CALLER: And what are they doing? What are those people doing, Rush, how is he going to stop them and what are they doing? He’s been part of — again, it’s like with — you keep saying that, you know, Democrats pretend that, you know, they were in Guam all these years or something, that they’re not controlling the White House. I mean, he’s been part of this establishment for decades. He is a crony capitalist. He has been friends with these people for years. All of a sudden he is going to, you know, put them all under house arrest. I mean, he doesn’t know —

RUSH: Okay, so then would you believe, if somebody said that he actually may be their agent.

CALLER: No, I don’t believe that he’s their agent. I don’t go into conspiracies. Agent means that it’s a plot. Agent means that there is a meeting somewhere where they say, “You go out and you pretend that you’re against us and then we’ll divide the goodies.” There was never any such meeting. What I’m saying is that he doesn’t know any life other than crony capitalism. How is he going to fight something which he internalizes completely? I mean, he doesn’t know —

RUSH: Well, the only thing that I’m telling you — and I’m playing devil’s advocate with you — the only thing I’m telling you is that the people supporting him — look, I’m getting blue in the face trying to explain why this is happening. I’m sure you’ve heard me go through all of this, and I don’t have the moments, the minutes here to do it again. But I can explain for every one of these objections you raise, I can give you a substantive reason why people are investing in him. Whether they’re right or wrong, you know, time will tell. But they have had it with the people running the show now.
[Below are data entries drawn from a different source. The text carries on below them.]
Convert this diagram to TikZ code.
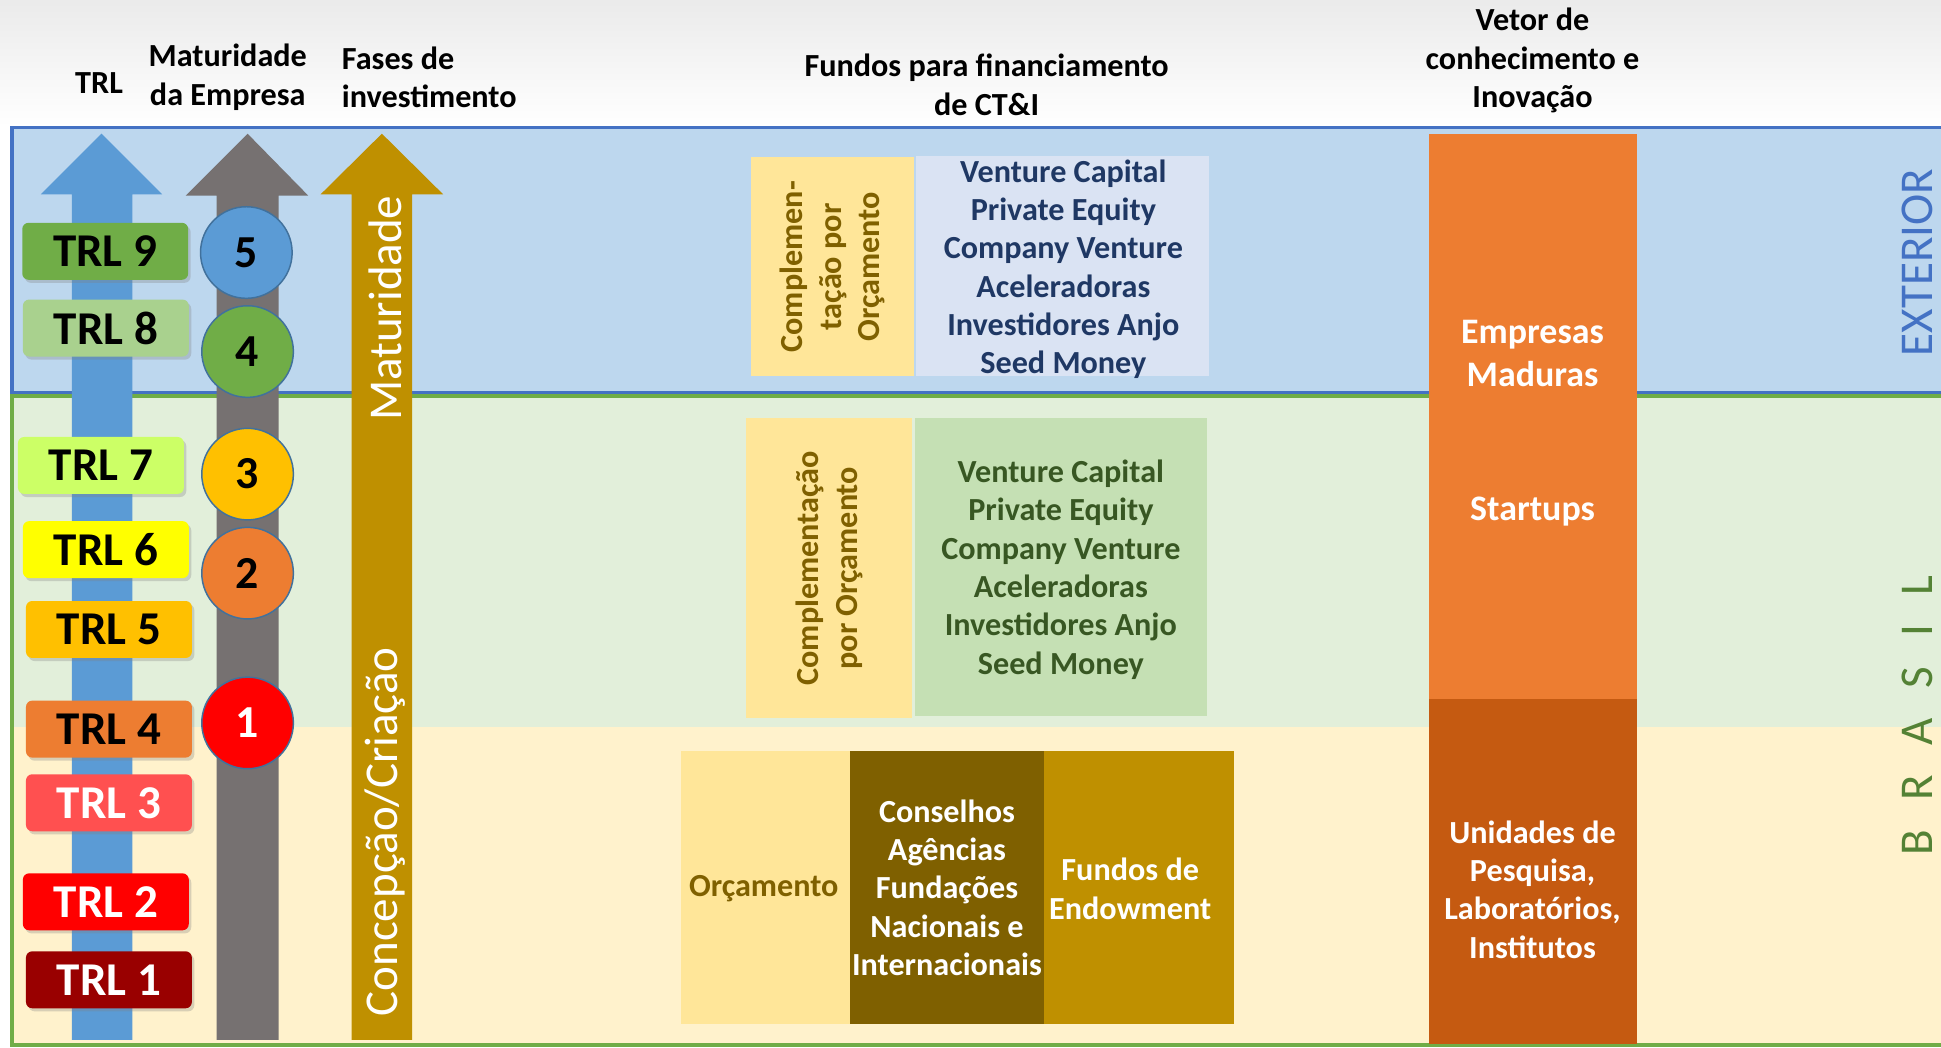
\documentclass[tikz,border=0pt]{standalone}
\usepackage{fontspec}
\setmainfont{Carlito}
\usetikzlibrary{shadows}
\definecolor{frameblue}{HTML}{4472C4}
\definecolor{extfill}{HTML}{BDD7EE}
\definecolor{brgreen}{HTML}{70AD47}
\definecolor{brfill}{HTML}{E2EFDA}
\definecolor{beige}{HTML}{FFF2CC}
\definecolor{trlblue}{HTML}{5B9BD5}
\definecolor{arrgray}{HTML}{767171}
\definecolor{gold}{HTML}{BF9000}
\definecolor{yel}{HTML}{FFE699}
\definecolor{darkgold}{HTML}{7F6000}
\definecolor{paleblue}{HTML}{DAE3F3}
\definecolor{navy}{HTML}{1F3864}
\definecolor{palegreen}{HTML}{C5E0B4}
\definecolor{dkgreen}{HTML}{385723}
\definecolor{orng}{HTML}{ED7D31}
\definecolor{dkorng}{HTML}{C55A11}
\definecolor{brtext}{HTML}{548235}
\definecolor{circedge}{HTML}{41719C}
\definecolor{trlnine}{HTML}{70AD47}
\definecolor{trleight}{HTML}{A9D18E}
\definecolor{trlseven}{HTML}{CCFF66}
\definecolor{trlsix}{HTML}{FFFF00}
\definecolor{trlfive}{HTML}{FFC000}
\definecolor{trlfour}{HTML}{ED7D31}
\definecolor{trlthree}{HTML}{FF5050}
\definecolor{trltwo}{HTML}{FF0000}
\definecolor{trlone}{HTML}{990000}
\begin{document}
\begin{tikzpicture}[x=1pt,y=-1pt,
  hdr/.style={font=\bfseries\fontsize{26}{31}\selectfont, align=center, text=black, inner sep=0pt},
  trlbox/.style={rounded corners=5pt, minimum width=134pt, minimum height=46pt, inner sep=0pt,
    font=\bfseries\fontsize{38}{40}\selectfont,
    drop shadow={opacity=0.3, shadow xshift=2pt, shadow yshift=-2.5pt}},
  lvl/.style={circle, minimum size=74pt, draw=circedge, line width=1.2pt, inner sep=0pt,
    font=\bfseries\fontsize{37}{40}\selectfont},
  rbox/.style={inner sep=0pt, outer sep=0pt, anchor=north west},
  lst/.style={font=\bfseries\fontsize{26}{31}\selectfont, align=center, inner sep=0pt},
  big/.style={font=\bfseries\fontsize{29}{35}\selectfont, align=center, inner sep=0pt, text=white},
  vert/.style={rotate=90, font=\fontsize{38}{42}\selectfont, inner sep=0pt}
]
\useasboundingbox (0,0) rectangle (1568,846);
% background
\fill[white] (0,0) rectangle (1568,846);
\shade[top color=black!8, bottom color=white] (0,0) rectangle (1568,102);
% regions
\draw[line width=3pt, draw=frameblue, fill=extfill] (9.5,103) rectangle (1590,317);
\fill[brfill] (9.5,320) rectangle (1590,587);
\fill[beige] (9.5,587) rectangle (1590,844);
\draw[line width=3pt, draw=brgreen] (9.5,320) rectangle (1590,844);

% header texts
\node[hdr] (hTRL) at (80,67) {TRL};
\node[hdr] (hMat) at (184,62.5) {Maturidade\\da Empresa};
\node[hdr, align=left, anchor=west] (hFas) at (276,62.5) {Fases de\\investimento};
\node[hdr] (hFun) at (797,68.5) {Fundos para financiamento\\de CT\&I};
\node[hdr] (hVet) at (1238,49) {Vetor de\\conhecimento e\\Inovação};

% big arrows
\fill[trlblue] (58,840) -- (58,157) -- (33,157) -- (82,108) -- (131,157) -- (107,157) -- (107,840) -- cycle;
\fill[arrgray] (175,840) -- (175,158) -- (150,158) -- (200,108) -- (249,158) -- (225,158) -- (225,840) -- cycle;
\fill[gold] (284,840) -- (284,157) -- (259,157) -- (308.5,108) -- (358,157) -- (333,157) -- (333,840) -- cycle;
\node[vert, text=white] (tMat) at (311,249) {Maturidade};
\node[vert, text=white] (tCon) at (311,672) {Concepção/Criação};

% TRL boxes
\node[trlbox, fill=trlnine] (trl9) at (85,203) {TRL 9};
\node[trlbox, fill=trleight] (trl8) at (85.5,265) {TRL 8};
\node[trlbox, fill=trlseven] (trl7) at (81.5,376) {TRL 7};
\node[trlbox, fill=trlsix] (trl6) at (85.5,444) {TRL 6};
\node[trlbox, fill=trlfive] (trl5) at (88,508.5) {TRL 5};
\node[trlbox, fill=trlfour] (trl4) at (88,589) {TRL 4};
\node[trlbox, fill=trlthree, text=white] (trl3) at (88,648.5) {TRL 3};
\node[trlbox, fill=trltwo, text=white] (trl2) at (85.5,728.5) {TRL 2};
\node[trlbox, fill=trlone, text=white] (trl1) at (88,791.5) {TRL 1};

% maturity circles
\node[lvl, fill=trlblue] (m5) at (199,204) {5};
\node[lvl, fill=trlnine] (m4) at (200,284) {4};
\node[lvl, fill=trlfive] (m3) at (200,383) {3};
\node[lvl, fill=orng] (m2) at (200,463) {2};
\node[lvl, fill=trltwo, text=white] (m1) at (200,584) {1};

% exterior funds
\node[rbox, fill=yel, minimum width=131pt, minimum height=177pt] (e1) at (607,127) {};
\node[lst, rotate=90, text=darkgold] (e1t) at (e1.center) {Complemen-\\tação por\\Orçamento};
\node[rbox, fill=paleblue, minimum width=237pt, minimum height=178pt] (e2) at (740,126) {};
\node[lst, text=navy] (e2t) at (859,217.5) {Venture Capital\\Private Equity\\Company Venture\\Aceleradoras\\Investidores Anjo\\Seed Money};

% brasil funds
\node[rbox, fill=yel, minimum width=134pt, minimum height=242pt] (b1) at (603,338) {};
\node[lst, rotate=90, text=darkgold] (b1t) at (b1.center) {Complementação\\por Orçamento};
\node[rbox, fill=palegreen, minimum width=236pt, minimum height=240pt] (b2) at (739,338) {};
\node[lst, text=dkgreen] (b2t) at (857,460) {Venture Capital\\Private Equity\\Company Venture\\Aceleradoras\\Investidores Anjo\\Seed Money};

% base funds
\node[rbox, fill=yel, minimum width=137pt, minimum height=220pt] (o1) at (550,607) {};
\node[lst, text=darkgold] (o1t) at (617,718) {Orçamento};
\node[rbox, fill=darkgold, minimum width=156pt, minimum height=220pt] (o2) at (687,607) {};
\node[lst, text=white] (o2t) at (o2.center) {Conselhos\\Agências\\Fundações\\Nacionais e\\Internacionais};
\node[rbox, fill=gold, minimum width=154pt, minimum height=220pt] (o3) at (843,607) {};
\node[lst, text=white] (o3t) at (913,718) {Fundos de\\Endowment};

% vetor column
\node[rbox, fill=orng, minimum width=168pt, minimum height=457pt] (v1) at (1154,108) {};
\node[big] (v1a) at (1238,285.5) {Empresas\\Maduras};
\node[big] (v1b) at (1238,413) {Startups};
\node[rbox, fill=dkorng, minimum width=168pt, minimum height=278pt] (v2) at (1154,565) {};
\node[lst, text=white] (v2t) at (1238,718.5) {Unidades de\\Pesquisa,\\Laboratórios,\\Institutos};

% side labels
\node[vert, text=frameblue] (sExt) at (1549,212) {EXTERIOR};
\node[vert, text=brtext] (sBra) at (1549,578) {{\spaceskip=24pt B R A S I L}};
\end{tikzpicture}
\end{document}
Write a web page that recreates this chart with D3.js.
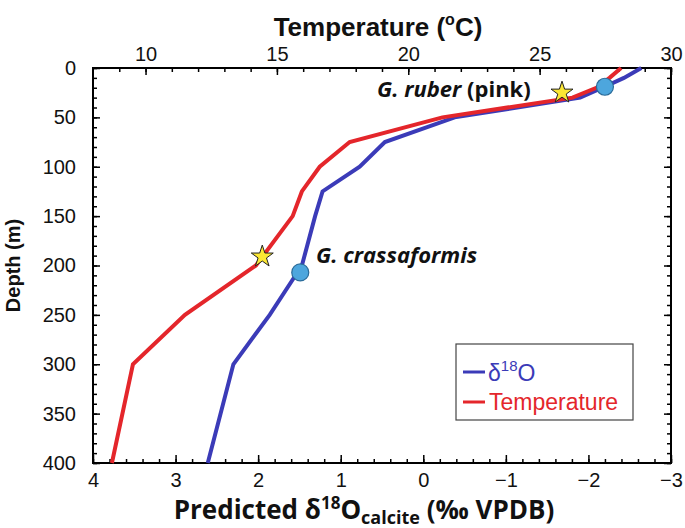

They’ve had it for the last 30, 40 years. They’ve had it with being aced out. They’ve had it being sneered at. They’ve had it with being mocked and laughed at and not listened to. They’ve had it with being asked for money to promote causes and the causes never get promoted. To grant you something, he said something last night that cannot happen, folks, and I’ve gotta tell you. He said he’s gonna make Apple bring iPhone manufacturing back to the United States. There’s no reason Apple can’t make them here.

Folks, that will not happen. It can’t happen. We don’t have the setup for it. The factories that make iPhones in China employ 500,000 people. They make 200 and some odd 30, 40 million iPhones a year. We don’t have factories that big. We don’t have that many people that would do those jobs. But even if we did, the iPhone that you buy today for $199 on contract, sign your two-year deal with your carrier, would cost $2,500 if manufactured in America. That’s not something that could be changed overnight and still have the product be affordable.

It’s not a criticism of America. It’s just the way things — 500,000 people in one factory. The factories have hospitals. The factories are entire cities, little cities. And there are multiple of these factories. They don’t make just iPhones. They make everything Apple makes and they make everything Samsung makes and all of the suppliers are just down the street. So that’s a slogan, but that isn’t gonna happen. And to that extent, I don’t know how many of his supporters actually think that specific kind of thing is gonna happen. This is what we don’t know. But, anyway, Gregory, I appreciate the call. Thanks for your patience here in explaining yourself as well as you did.